Terry Schiavo and the Oscars
Betweeen the Terry Schiavo case, the Oscar Awards, a replay of the Bill Maher show I watched last night, and Clint Eastwood's "Million Dollar Baby", I began to rethink my opinion on euthanasia and the whole issue about the right to die.
On his show, Bill Maher brought up the film "Whose Life is it Anyway?", suggesting that a person's life and the decision to end it is his, and his alone. While I agree that a person should always retain the right to conduct his life according to his own desires so long as he does not harm another person, the case of Terry Schiavo is different because somebody else is making the decision for her.

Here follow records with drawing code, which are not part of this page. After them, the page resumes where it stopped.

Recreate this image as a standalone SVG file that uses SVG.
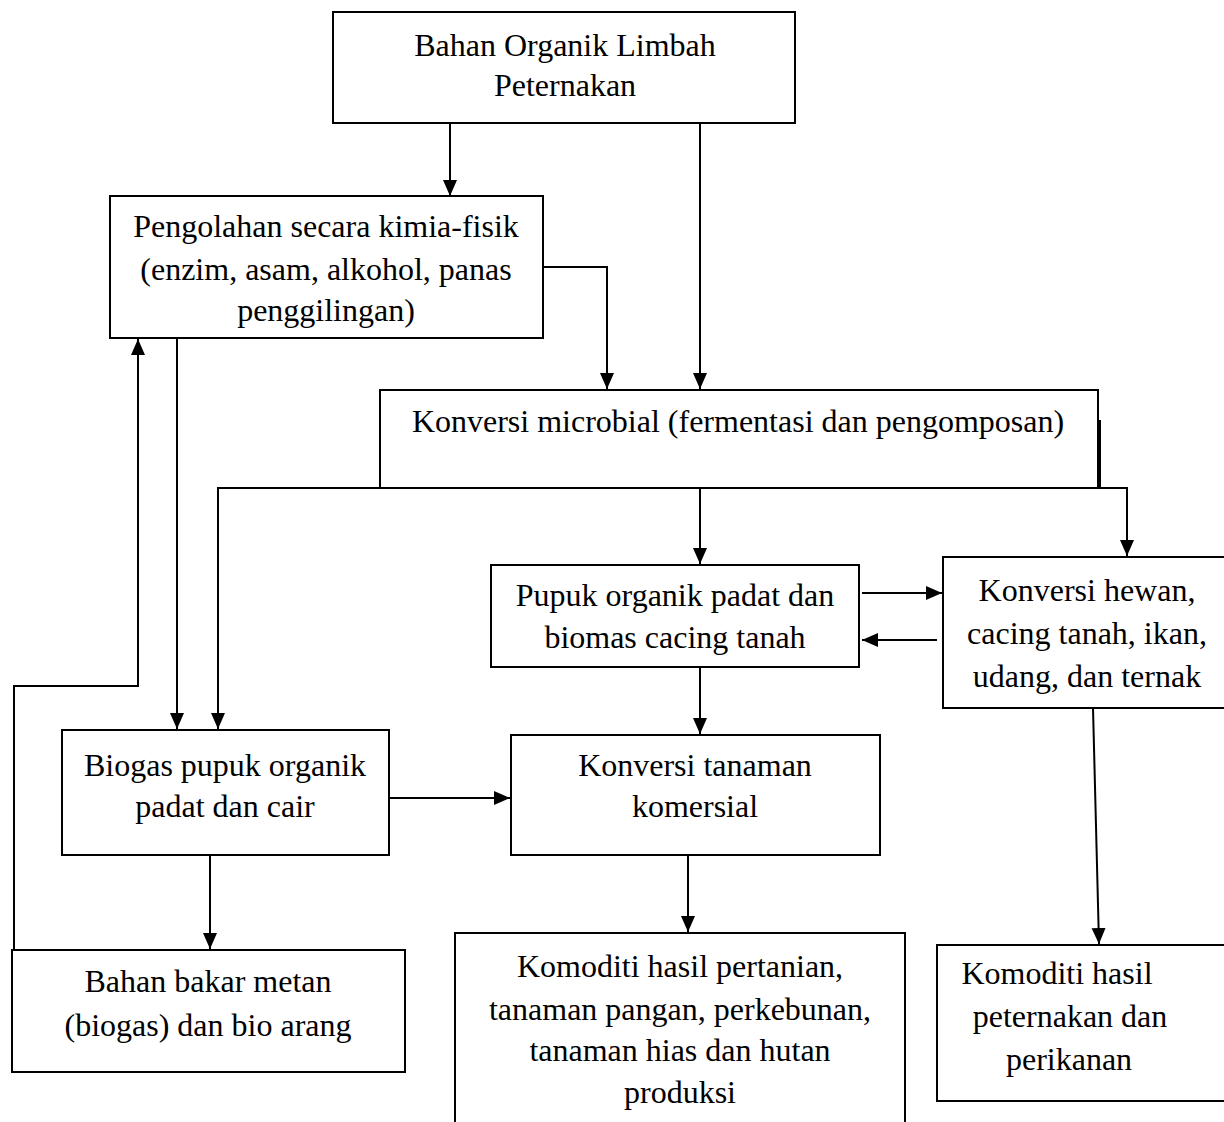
<svg xmlns="http://www.w3.org/2000/svg" width="1224" height="1122" viewBox="0 0 1224 1122">
<defs>
<style>
.box{fill:#fff;stroke:#000;stroke-width:2}
.t{font-family:"Liberation Serif","Times New Roman",serif;font-size:32px;fill:#000;text-anchor:middle}
.c{fill:none;stroke:#000;stroke-width:2}
</style>
<marker id="ah" markerUnits="userSpaceOnUse" markerWidth="16" markerHeight="16" viewBox="0 0 16 16" refX="16" refY="8" orient="auto">
<path d="M0,1 L16,8 L0,15 Z" fill="#000"/>
</marker>
</defs>
<rect width="1224" height="1122" fill="#fff"/>
<g id="n1"><rect class="box" x="333" y="12" width="462" height="111"/>
<text class="t" x="565" y="56">Bahan Organik Limbah</text><text class="t" x="565" y="96">Peternakan</text></g>
<g id="n2"><rect class="box" x="110" y="196" width="433" height="142"/>
<text class="t" x="326" y="237">Pengolahan secara kimia-fisik</text><text class="t" x="326" y="280">(enzim, asam, alkohol, panas</text><text class="t" x="326" y="321">penggilingan)</text></g>
<g id="n3"><rect class="box" x="380" y="390" width="718" height="98"/>
<text class="t" x="738" y="432">Konversi microbial (fermentasi dan pengomposan)</text></g>
<g id="n4"><rect class="box" x="491" y="565" width="368" height="102"/>
<text class="t" x="675" y="606">Pupuk organik padat dan</text><text class="t" x="675" y="648">biomas cacing tanah</text></g>
<g id="n5"><rect class="box" x="943" y="557" width="290" height="151"/>
<text class="t" x="1087" y="601">Konversi hewan,</text><text class="t" x="1087" y="644">cacing tanah, ikan,</text><text class="t" x="1087" y="687">udang, dan ternak</text></g>
<g id="n6"><rect class="box" x="62" y="730" width="327" height="125"/>
<text class="t" x="225" y="776">Biogas pupuk organik</text><text class="t" x="225" y="817">padat dan cair</text></g>
<g id="n7"><rect class="box" x="511" y="735" width="369" height="120"/>
<text class="t" x="695" y="776">Konversi tanaman</text><text class="t" x="695" y="817">komersial</text></g>
<g id="n8"><rect class="box" x="12" y="950" width="393" height="122"/>
<text class="t" x="208" y="992">Bahan bakar metan</text><text class="t" x="208" y="1036">(biogas) dan bio arang</text></g>
<g id="n9"><rect class="box" x="455" y="933" width="450" height="200"/>
<text class="t" x="680" y="977">Komoditi hasil pertanian,</text><text class="t" x="680" y="1020">tanaman pangan, perkebunan,</text><text class="t" x="680" y="1061">tanaman hias dan hutan</text><text class="t" x="680" y="1103">produksi</text></g>
<g id="n10"><rect class="box" x="937" y="945" width="296" height="156"/>
<text class="t" x="1057" y="984">Komoditi hasil</text><text class="t" x="1070" y="1027">peternakan dan</text><text class="t" x="1069" y="1070">perikanan</text></g>
<g id="connectors">
<path class="c" d="M450,123 V196" marker-end="url(#ah)"/>
<path class="c" d="M700,123 V389" marker-end="url(#ah)"/>
<path class="c" d="M543,267 H607 V389" marker-end="url(#ah)"/>
<path class="c" d="M380,445 V488 H218 V729" marker-end="url(#ah)"/>
<path class="c" d="M177,338 V729" marker-end="url(#ah)"/>
<path class="c" d="M700,488 V564" marker-end="url(#ah)"/>
<path class="c" d="M1100,420 V488 H1127 V556" marker-end="url(#ah)"/>
<path class="c" d="M862,593 H942" marker-end="url(#ah)"/>
<path class="c" d="M937,640 H862" marker-end="url(#ah)"/>
<path class="c" d="M700,667 V734" marker-end="url(#ah)"/>
<path class="c" d="M389,798 H510" marker-end="url(#ah)"/>
<path class="c" d="M210,855 V949" marker-end="url(#ah)"/>
<path class="c" d="M688,855 V932" marker-end="url(#ah)"/>
<path class="c" d="M1093,708 L1099,944" marker-end="url(#ah)"/>
<path class="c" d="M14,950 V686 H138 V339" marker-end="url(#ah)"/>
</g>
</svg>
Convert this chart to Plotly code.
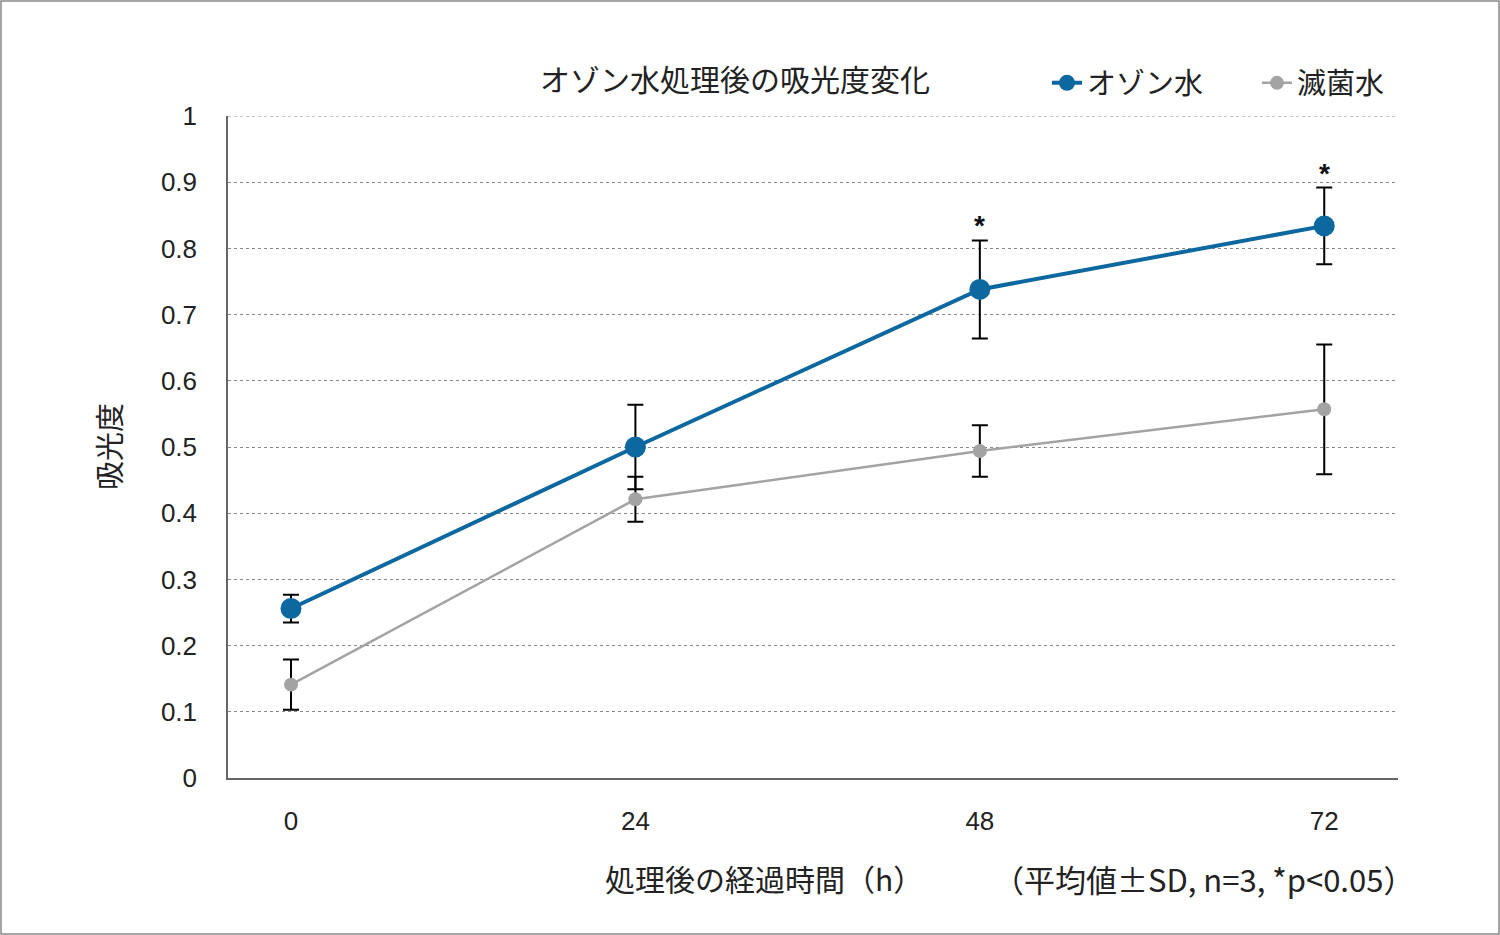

While Tucker Carlson conceded that the police do not arrest people who take their own life, he added that studies of countries which have legalized euthanasia show a trend of pressure being put on family and relatives of the elderly, infirmed or retarded people to end their lives. I don't want to live in a society where elderly people are seen as a burden on society and that they should be sacrificed to make room for the youth.
On the other hand, it is a fact that the hospital bed being occupied by Terry Schiavo could be used by other people, and that at some point, health care and hospitals do have to play the numbers game, both in terms of the numbers of beds and doctors available, but also who is paying the bills for the patients.
I believe that so long as Mrs. Schiavo and her family can pay her bills, she should be permitted to stay in the hospital and receive care. However, if and when tax dollars are being used to pay for patient care (ignoring my belief that using tax dollars in such a manner amounts to theft), responsible people such as hospital administrators and legislators must carefully and objectively weigh the cost/benefit equation when deciding who receives taxpayer funded care and who must be denied coverage.
Again setting aside my objection to taxpayer funded health care, should the case be that the State of Florida is paying for Mrs. Schiavo's care, I believe the difficult decision must be made that by keeping her alive many more people are being denied care and therefore the prevailing consideration must be to the many and not to the individual.
Sadly, the ideologically driven political right seems to blindly support Mrs. Schiavo's right to life without considering the opportunity costs of denying medical care to possibly dozens or hundreds of other people. Of course, these same people want to expand the right to life to mean the right to taxpayer funded health care, more evidence of the growth of "big government conservatism".